Remota was built in 2005, and its design is an homage to the natural landscape; it successfully creates the experience of being indoors while still engaging in the natural elements of the region. There are no televisions, no music, no distractions from the solitude of the land.
Time went quickly, with a new adventure each day — hiking to the base of the majestic blue towers in Torres del Paine National Park; a horseback ride to the top of Dorotea mountain; kayaking down Grey River. Delicious food and informative guides rounded out the sublime experience. I tried to emblazon the sights and sounds of Patagonia on my brain. There is nourishment, a replenishment of the soul that comes from quiet locations such as these.

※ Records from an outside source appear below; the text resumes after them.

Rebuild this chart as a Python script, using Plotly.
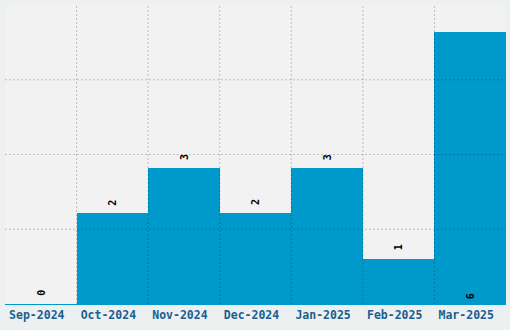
import plotly.graph_objects as go

categories = ["Sep-2024", "Oct-2024", "Nov-2024", "Dec-2024", "Jan-2025", "Feb-2025", "Mar-2025"]
values = [0, 2, 3, 2, 3, 1, 6]
label_inside = [False, False, False, False, False, False, True]

y_max = 6.6
y_grid = [y_max / 4 * k for k in (1, 2, 3)]

BAR = "#0099cc"
GRID = "rgba(0,0,0,0.22)"

fig = go.Figure()
fig.add_trace(go.Bar(
    x=categories, y=values,
    marker=dict(color=BAR, line=dict(width=0)),
    hoverinfo="skip",
))

annotations = []
for c, v, ins in zip(categories, values, label_inside):
    annotations.append(dict(
        x=c, y=0 if ins else v, xref="x", yref="y",
        text=str(v), showarrow=False, textangle=-90,
        yanchor="bottom", xanchor="center",
        yshift=3 if ins else 6,
        font=dict(family="DejaVu Sans Mono", size=10, color="black", weight="bold"),
    ))

shapes = []
for yv in y_grid:
    shapes.append(dict(type="line", xref="paper", yref="y", x0=0, x1=1, y0=yv, y1=yv,
                       line=dict(color=GRID, width=1, dash="2px,2px"), layer="above"))
for i in range(1, len(categories)):
    shapes.append(dict(type="line", xref="x", yref="paper", x0=i - 0.5, x1=i - 0.5, y0=0, y1=1,
                       line=dict(color=GRID, width=1, dash="2px,2px"), layer="above"))

fig.update_layout(
    width=510, height=330,
    margin=dict(l=5, r=4, t=5, b=26),
    paper_bgcolor="#ecf0f1",
    plot_bgcolor="#f2f2f2",
    bargap=0,
    showlegend=False,
    shapes=shapes,
    annotations=annotations,
    xaxis=dict(
        showgrid=False, showline=True, linecolor=BAR, linewidth=1,
        ticks="", ticklabelshift=-4,
        tickfont=dict(family="DejaVu Sans Mono", size=11.5, color="#1b5e8f", weight="bold"),
        fixedrange=True,
    ),
    yaxis=dict(
        range=[0, y_max], showgrid=False, showticklabels=False, zeroline=False,
        ticks="", fixedrange=True,
    ),
)

fig.write_html("out.html")
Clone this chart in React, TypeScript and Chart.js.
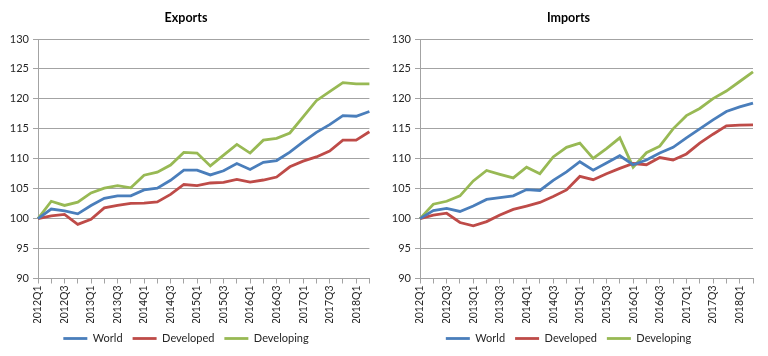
import React, { useEffect, useRef } from 'react';
import { Chart, registerables } from 'chart.js';

Chart.register(...registerables);

const quarters = [
  '2012Q1', '2012Q2', '2012Q3', '2012Q4',
  '2013Q1', '2013Q2', '2013Q3', '2013Q4',
  '2014Q1', '2014Q2', '2014Q3', '2014Q4',
  '2015Q1', '2015Q2', '2015Q3', '2015Q4',
  '2016Q1', '2016Q2', '2016Q3', '2016Q4',
  '2017Q1', '2017Q2', '2017Q3', '2017Q4',
  '2018Q1', '2018Q2',
];

const seriesNames = ['World', 'Developed', 'Developing'];
const seriesColors = ['#4A7EBB', '#BE4B48', '#98B954'];

const exportsWorld = [100, 101.6, 101.3, 100.8, 102.2, 103.4, 103.8, 103.8, 104.8, 105.1, 106.4, 108.1, 108.1, 107.3, 108.0, 109.2, 108.2, 109.4, 109.7, 111.1, 112.8, 114.4, 115.7, 117.2, 117.1, 117.9];
const exportsDeveloped = [100, 100.45, 100.7, 99.05, 99.9, 101.8, 102.2, 102.55, 102.6, 102.8, 104.05, 105.7, 105.5, 105.95, 106.05, 106.55, 106.1, 106.45, 106.95, 108.65, 109.6, 110.3, 111.3, 113.1, 113.1, 114.5];
const exportsDeveloping = [100, 102.9, 102.2, 102.75, 104.3, 105.1, 105.5, 105.15, 107.25, 107.75, 108.95, 111.05, 110.95, 108.8, 110.6, 112.4, 110.95, 113.1, 113.4, 114.3, 117.0, 119.7, 121.2, 122.7, 122.5, 122.5];

const importsWorld = [100, 101.35, 101.7, 101.2, 102.1, 103.2, 103.5, 103.8, 104.85, 104.7, 106.4, 107.8, 109.5, 108.1, 109.3, 110.5, 109.0, 109.8, 110.95, 111.9, 113.5, 115.0, 116.5, 117.9, 118.65, 119.3];
const importsDeveloped = [100, 100.6, 100.9, 99.35, 98.8, 99.5, 100.6, 101.55, 102.1, 102.7, 103.7, 104.8, 107.05, 106.5, 107.5, 108.4, 109.2, 109.0, 110.2, 109.8, 110.8, 112.6, 114.1, 115.5, 115.6, 115.65];
const importsDeveloping = [100, 102.4, 102.9, 103.8, 106.3, 108.05, 107.4, 106.8, 108.6, 107.5, 110.3, 111.9, 112.6, 110.05, 111.7, 113.5, 108.6, 111.0, 112.1, 115.0, 117.2, 118.4, 120.05, 121.3, 122.9, 124.5];

const yMin = 90;
const yMax = 130;
const yStep = 5;

const FONT = 'Lato, "Open Sans", sans-serif';
const GRID = '#A3A3A3';
const TEXT = '#262626';

function makeConfig(title: string, data: number[][], yWidth: number, rightPad: number): any {
  return {
    type: 'line',
    data: {
      labels: quarters,
      datasets: data.map((d, i) => ({
        label: seriesNames[i],
        data: d,
        borderColor: seriesColors[i],
        backgroundColor: seriesColors[i],
        borderWidth: 2.8,
        pointRadius: 0,
        tension: 0,
        fill: false,
      })),
    },
    options: {
      responsive: true,
      maintainAspectRatio: false,
      animation: false,
      layout: { padding: { left: 0, right: rightPad, top: 0, bottom: 2 } },
      plugins: {
        title: {
          display: true,
          text: title,
          color: '#000',
          font: { family: FONT, size: 12.5, weight: 'bold' },
          padding: { top: 10, bottom: 14 },
        },
        legend: {
          display: true,
          position: 'bottom',
          labels: {
            usePointStyle: true,
            pointStyle: 'line',
            pointStyleWidth: 24,
            boxHeight: 11,
            padding: 10,
            color: TEXT,
            font: { family: FONT, size: 11 },
          },
        },
        tooltip: { enabled: false },
      },
      scales: {
        x: {
          offset: false,
          grid: {
            display: true,
            drawOnChartArea: false,
            drawTicks: true,
            tickLength: 5,
            color: GRID,
          },
          border: { display: true, color: GRID, width: 1 },
          ticks: {
            autoSkip: false,
            minRotation: 90,
            maxRotation: 90,
            padding: 2,
            color: TEXT,
            font: { family: FONT, size: 10.5 },
            callback: (_v: any, i: number) => (i % 2 === 0 ? quarters[i] : ''),
          },
          afterFit: (scale: any) => {
            scale.height = 44.5;
          },
        },
        y: {
          min: yMin,
          max: yMax,
          grid: {
            color: GRID,
            drawTicks: true,
            tickLength: 5,
          },
          border: { display: true, color: GRID, width: 1 },
          ticks: {
            stepSize: yStep,
            padding: 4,
            color: TEXT,
            font: { family: FONT, size: 11 },
          },
          afterFit: (scale: any) => {
            scale.width = yWidth;
          },
        },
      },
    },
  };
}

function Panel(props: { left: number; title: string; data: number[][]; yWidth: number; rightPad: number }) {
  const ref = useRef<HTMLCanvasElement | null>(null);
  useEffect(() => {
    if (!ref.current) return;
    const chart = new Chart(ref.current, makeConfig(props.title, props.data, props.yWidth, props.rightPad));
    return () => chart.destroy();
  }, []);
  return (
    <div style={{ position: 'absolute', left: props.left, top: 0, width: 384, height: 356 }}>
      <canvas ref={ref} />
    </div>
  );
}

export default function App() {
  return (
    <div style={{ position: 'absolute', left: 0, top: 0, width: 768, height: 356, background: '#fff' }}>
      <Panel left={0} title="Exports" data={[exportsWorld, exportsDeveloped, exportsDeveloping]} yWidth={38} rightPad={12} />
      <Panel left={384} title="Imports" data={[importsWorld, importsDeveloped, importsDeveloping]} yWidth={36} rightPad={15} />
    </div>
  );
}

Leaving Remota, I returned to Punta Arenas to board the Via Australis, one of the ships in the Cruceros Australis (australis.com) fleet, for a four-day cruise of the fjords that make up the tip of South America. Via Australis is an educational research vessel, and as such, passengers learned about the ecosystems, wildlife, and history as we sailed through waterways including the Strait of Magellan and the Beagle Channel. We disembarked for excursions via Zodiak that got us nose to beak with the wild Magellanic penguin colony of Tucker Island; near enough to Pia glacier in Glacier Alley to feel its thunderous calving; and to the infamous Cape Horn, where 800 ships have wrecked and 10,000 lives have been lost. Standing on the edge of the continent, just 300 miles from Antarctica, I attempted a moment’s meditation, trying to internalize the significance of where I was. My effort seemed feeble, but I was able to catch a moment, fleeting as it was, of the power of this place.